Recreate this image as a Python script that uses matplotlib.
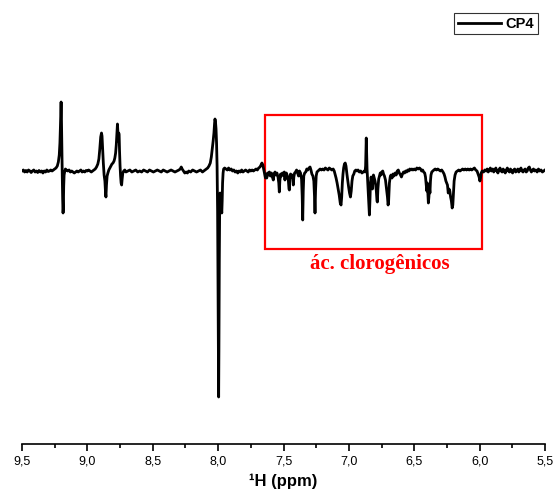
import matplotlib.pyplot as plt
from matplotlib.patches import Rectangle
from matplotlib.ticker import FuncFormatter, MultipleLocator

plt.rcParams['font.family'] = ['Liberation Sans', 'DejaVu Sans']

# Spectrum: (ppm, intensity) pairs, intensity in arbitrary units
seg_920 = [
    (9.500, 0), (9.490, 1), (9.480, -1), (9.470, 0.5), (9.460, -1), (9.450, 1), (9.440, 0),
    (9.430, -1.5), (9.420, 0), (9.410, 1), (9.400, -1), (9.390, 0), (9.380, -1.5), (9.370, 0.5),
    (9.360, -1), (9.350, 0), (9.340, -2), (9.330, 0), (9.320, -1), (9.310, 1), (9.300, -0.5),
    (9.290, 0), (9.280, 1), (9.270, 0), (9.260, 1), (9.250, 2), (9.240, 3), (9.230, 5),
    (9.222, 9), (9.215, 16), (9.210, 28), (9.206, 45), (9.203, 62), (9.201, 69), (9.198, 50),
    (9.195, 20), (9.192, -5), (9.189, -28), (9.186, -42), (9.184, -38), (9.181, -15),
    (9.178, -4), (9.174, -1), (9.168, 2), (9.160, 1), (9.150, 0), (9.140, 1), (9.130, -1),
    (9.120, 0), (9.110, -1), (9.100, -2), (9.090, -1), (9.080, 0), (9.070, -1), (9.060, 0),
    (9.050, 1), (9.040, -1), (9.030, 0), (9.020, -1), (9.010, 0.5), (9.000, 0), (8.990, 1),
    (8.980, 0), (8.970, -1), (8.960, 0), (8.950, 1),
]
seg_880 = [
    (8.940, 2), (8.930, 4), (8.920, 7), (8.912, 12), (8.905, 22), (8.898, 34), (8.892, 38),
    (8.888, 35), (8.883, 22), (8.878, 8), (8.872, -4), (8.866, -10), (8.861, -22), (8.858, -26),
    (8.854, -14), (8.849, -5), (8.843, -2), (8.836, 1), (8.828, 3), (8.820, 5), (8.812, 7),
    (8.804, 8), (8.796, 10), (8.790, 13), (8.784, 18), (8.779, 26), (8.774, 38), (8.770, 47),
    (8.767, 40), (8.764, 30), (8.760, 38), (8.757, 36), (8.754, 20), (8.750, 5), (8.746, -5),
    (8.742, -12), (8.738, -14), (8.734, -8), (8.729, -2), (8.722, 0), (8.714, 1), (8.705, -1),
    (8.690, 0), (8.675, 1), (8.660, -1), (8.645, 0), (8.630, 1), (8.615, -1), (8.600, 0),
    (8.585, -1), (8.570, 1), (8.555, 0), (8.540, -1), (8.525, 1), (8.510, 0), (8.495, -1),
    (8.480, 0), (8.465, 1), (8.450, 0), (8.435, -1), (8.420, 1), (8.405, 0), (8.390, -1),
    (8.375, 0), (8.360, 1), (8.345, 0), (8.330, -1), (8.315, 0), (8.300, 1), (8.290, 2),
    (8.282, 4), (8.275, 2), (8.265, 0), (8.255, -2), (8.245, -1), (8.235, -2), (8.225, 0),
    (8.210, -1), (8.195, 1), (8.180, 0), (8.165, -1), (8.150, 0), (8.135, 1), (8.120, -1),
    (8.110, 0), (8.100, 1),
]
seg_800 = [
    (8.090, 2), (8.080, 3), (8.070, 5), (8.060, 8), (8.052, 14), (8.045, 22), (8.038, 30),
    (8.032, 38), (8.027, 48), (8.024, 52), (8.020, 49), (8.016, 42), (8.012, 28), (8.008, 5),
    (8.004, -40), (8.001, -110), (7.998, -190), (7.996, -226), (7.994, -180), (7.991, -90),
    (7.988, -35), (7.985, -22), (7.982, -28), (7.978, -32), (7.975, -38), (7.972, -42),
    (7.969, -30), (7.966, -12), (7.962, -2), (7.958, 2), (7.950, 3), (7.940, 2), (7.930, 1),
    (7.920, 3), (7.910, 1), (7.900, 2), (7.890, 0), (7.880, 1), (7.870, -1), (7.860, 0),
    (7.850, -2), (7.840, 0), (7.830, -1), (7.820, 1), (7.810, -1), (7.800, 0), (7.790, 1),
    (7.780, 0), (7.770, -1), (7.760, 1), (7.750, 0), (7.740, 1), (7.730, 0), (7.720, 1),
    (7.710, 2), (7.700, 1), (7.690, 3), (7.680, 4), (7.672, 6), (7.665, 8), (7.658, 6),
    (7.652, 2),
]
seg_box = [
    (7.645, -3), (7.638, -7), (7.632, -4), (7.628, -7), (7.622, -2), (7.615, -4), (7.608, -1),
    (7.600, -5), (7.592, -2), (7.585, -6), (7.578, -9), (7.572, -3), (7.565, -1), (7.558, -4),
    (7.550, -2), (7.542, -6), (7.536, -12), (7.532, -21), (7.528, -10), (7.522, -3),
    (7.515, -5), (7.508, -2), (7.500, -4), (7.494, -1), (7.489, -9), (7.484, -3), (7.478, -2),
    (7.470, -5), (7.463, -9), (7.458, -18), (7.455, -19), (7.452, -8), (7.446, -3),
    (7.440, -6), (7.432, -4), (7.428, -10), (7.425, -14), (7.421, -6), (7.415, -2),
    (7.408, -1), (7.400, 1), (7.392, -2), (7.385, -5), (7.378, 0), (7.370, -2), (7.362, -8),
    (7.357, -25), (7.353, -49), (7.349, -20), (7.345, -5), (7.338, -2), (7.330, -1),
    (7.322, 2), (7.314, 1), (7.305, 3), (7.297, 4), (7.290, 1), (7.283, -3), (7.275, -5),
    (7.268, -10), (7.263, -25), (7.259, -42), (7.255, -20), (7.250, -5), (7.244, -1),
    (7.236, 0), (7.228, 1), (7.220, 2), (7.210, 1), (7.200, 2), (7.190, 1), (7.180, 3),
    (7.170, 2), (7.160, 1), (7.150, 3), (7.140, 2), (7.130, 1), (7.120, 2), (7.112, 0),
    (7.106, -3), (7.098, -7), (7.090, -12), (7.082, -18), (7.074, -24), (7.066, -32),
    (7.060, -34), (7.055, -26), (7.050, -12), (7.045, -3), (7.040, 3), (7.034, 7),
    (7.028, 8), (7.022, 5), (7.015, -3), (7.008, -10), (7.002, -16), (6.995, -22),
    (6.988, -26), (6.982, -20), (6.976, -10), (6.970, -5), (6.962, -3), (6.955, 0),
    (6.946, 1), (6.938, 0), (6.930, 1), (6.920, -1), (6.910, 0), (6.900, -2), (6.890, -1),
    (6.882, 0), (6.876, -1), (6.872, 5), (6.869, 20), (6.867, 33), (6.864, 18), (6.861, 2),
    (6.857, -8), (6.852, -20), (6.847, -35), (6.843, -44), (6.839, -30), (6.835, -12),
    (6.830, -6), (6.825, -10), (6.820, -18), (6.816, -8), (6.812, -4), (6.806, -7),
    (6.800, -10), (6.795, -14), (6.790, -20), (6.785, -30), (6.782, -31), (6.778, -18),
    (6.772, -8), (6.766, -5), (6.760, -2), (6.755, -4), (6.748, -1), (6.741, 0),
    (6.735, -3), (6.728, -5), (6.720, -9), (6.712, -18), (6.705, -26), (6.700, -34),
    (6.696, -30), (6.690, -12), (6.684, -6), (6.678, -4), (6.670, -7), (6.662, -3),
    (6.655, -5), (6.646, -2), (6.638, -4), (6.630, 0), (6.622, 1), (6.614, -2), (6.605, -4),
    (6.598, -6), (6.590, -3), (6.582, -1), (6.574, -2), (6.566, 0), (6.558, -1), (6.550, 1),
    (6.542, 0), (6.534, 2), (6.526, 1), (6.518, 2), (6.510, 1), (6.500, 2), (6.490, 1),
    (6.480, 3), (6.470, 2), (6.460, 3), (6.452, 2), (6.444, 0), (6.436, 1), (6.428, -1),
    (6.420, -2), (6.414, -6), (6.408, -14), (6.404, -20), (6.400, -12), (6.396, -22),
    (6.392, -32), (6.388, -26), (6.384, -16), (6.380, -22), (6.376, -10), (6.372, -4),
    (6.366, -1), (6.358, 0), (6.350, 1), (6.340, 2), (6.330, 1), (6.320, 2), (6.310, 1),
    (6.300, 0), (6.290, 1), (6.280, -1), (6.272, -3), (6.265, -6), (6.258, -10),
    (6.252, -12), (6.246, -14), (6.240, -22), (6.234, -18), (6.228, -20), (6.222, -26),
    (6.216, -30), (6.210, -37), (6.205, -34), (6.200, -22), (6.195, -10), (6.188, -4),
    (6.180, -1), (6.170, 0), (6.160, 1), (6.150, 0), (6.140, 1), (6.130, 2), (6.120, 1),
    (6.110, 2), (6.100, 1), (6.090, 2), (6.080, 1), (6.070, 2), (6.060, 1), (6.050, 2),
    (6.040, 3), (6.030, 1), (6.020, 0), (6.012, -3), (6.004, -6), (5.998, -10), (5.993, -7),
    (5.988, -2), (5.980, 0), (5.970, -1),
]
seg_tail = [
    (5.960, 1), (5.950, 0), (5.942, 2), (5.934, -1), (5.926, 1), (5.918, 3), (5.910, 0),
    (5.900, 2), (5.892, -1), (5.884, 1), (5.876, 3), (5.868, 0), (5.860, -2), (5.852, 1),
    (5.844, 3), (5.836, 0), (5.828, -1), (5.820, 2), (5.812, 0), (5.804, -2), (5.796, 1),
    (5.788, 3), (5.780, 0), (5.772, -1), (5.764, 2), (5.756, 0), (5.748, -2), (5.740, 1),
    (5.732, 2), (5.724, -1), (5.716, 0), (5.708, 2), (5.700, -1), (5.692, 1), (5.684, 3),
    (5.676, 0), (5.668, -1), (5.660, 1), (5.652, 2), (5.644, -1), (5.636, 0), (5.628, 3),
    (5.620, 4), (5.612, 1), (5.604, -1), (5.596, 1), (5.588, 2), (5.580, 0), (5.570, 1),
    (5.560, -1), (5.550, 2), (5.540, 0), (5.530, 1), (5.520, -1), (5.510, 0), (5.500, 1),
]

series_name = 'CP4'
region_label = 'ác. clorogênicos'
region_ppm = (7.642, 5.98)      # box limits on the ppm axis
region_int = (-78, 56)          # box limits on the intensity axis
x_ticks = [9.5, 9.0, 8.5, 8.0, 7.5, 7.0, 6.5, 6.0, 5.5]

points = seg_920 + seg_880 + seg_800 + seg_box + seg_tail
ppm = [p for p, _ in points]
intensity = [v for _, v in points]

fig = plt.figure(figsize=(5.56, 5.04), dpi=100)
ax = fig.add_axes([22 / 556, 60 / 504, 523 / 556, 439 / 504])

ax.plot(ppm, intensity, color='black', lw=2.0, label=series_name)

# highlighted region
x0, x1 = region_ppm
y0, y1 = region_int
ax.add_patch(Rectangle((x1, y0), x0 - x1, y1 - y0, fill=False, edgecolor='#ff0000', lw=1.6))
ax.text((x0 + x1) / 2 - 0.05, y0 - 5, region_label, color='#ff0000', ha='center', va='top',
        fontsize=15, fontweight='bold', family=['Liberation Serif', 'DejaVu Serif'])

ax.set_xlim(9.5, 5.5)
ax.set_ylim(-273, 166)
ax.set_xticks(x_ticks)
ax.xaxis.set_minor_locator(MultipleLocator(0.25))
ax.xaxis.set_major_formatter(FuncFormatter(lambda v, _: f'{v:.1f}'.replace('.', ',')))
ax.set_yticks([])
for side in ['top', 'right', 'left']:
    ax.spines[side].set_visible(False)
ax.spines['bottom'].set_linewidth(1.2)
ax.tick_params(axis='x', which='major', direction='out', length=5, width=1.2, labelsize=9, pad=3)
ax.tick_params(axis='x', which='minor', direction='out', length=3, width=1.2)
ax.set_xlabel('¹H (ppm)', fontsize=12, fontweight='bold', labelpad=5)

leg = ax.legend(loc='upper right', bbox_to_anchor=(538 / 556, 1 - 13 / 504),
                bbox_transform=fig.transFigure, fancybox=False, frameon=True,
                edgecolor='black', handlelength=3.0, handletextpad=0.3,
                borderpad=0.25, borderaxespad=0, prop={'weight': 'bold', 'size': 10.5})
leg.get_frame().set_linewidth(0.8)

fig.savefig('out.png', dpi=100)
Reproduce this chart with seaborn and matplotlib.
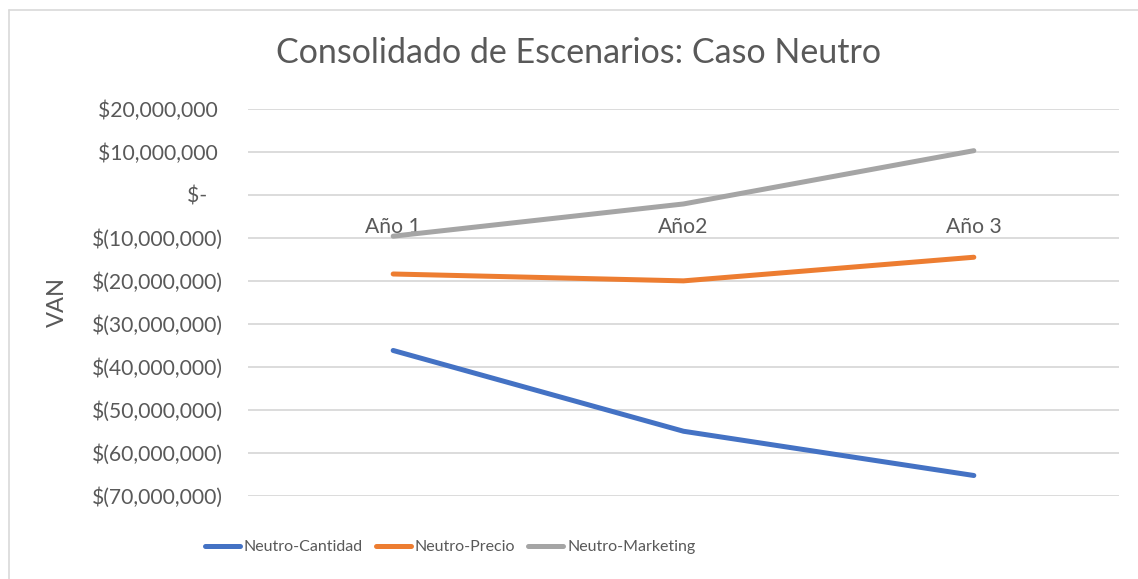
--------------------------------
What you will do: Copy exactly the lines running from the beginning of the listing through the line that has "plt.rcParams['font.family'] = ['Liberation". Drop the pictures.

Correct answer:
Recreate this image as a Python script that uses matplotlib.
import matplotlib.pyplot as plt
from matplotlib.patches import Rectangle
from matplotlib.ticker import FuncFormatter, MultipleLocator

plt.rcParams['font.family'] = ['Liberation Sans', 'DejaVu Sans']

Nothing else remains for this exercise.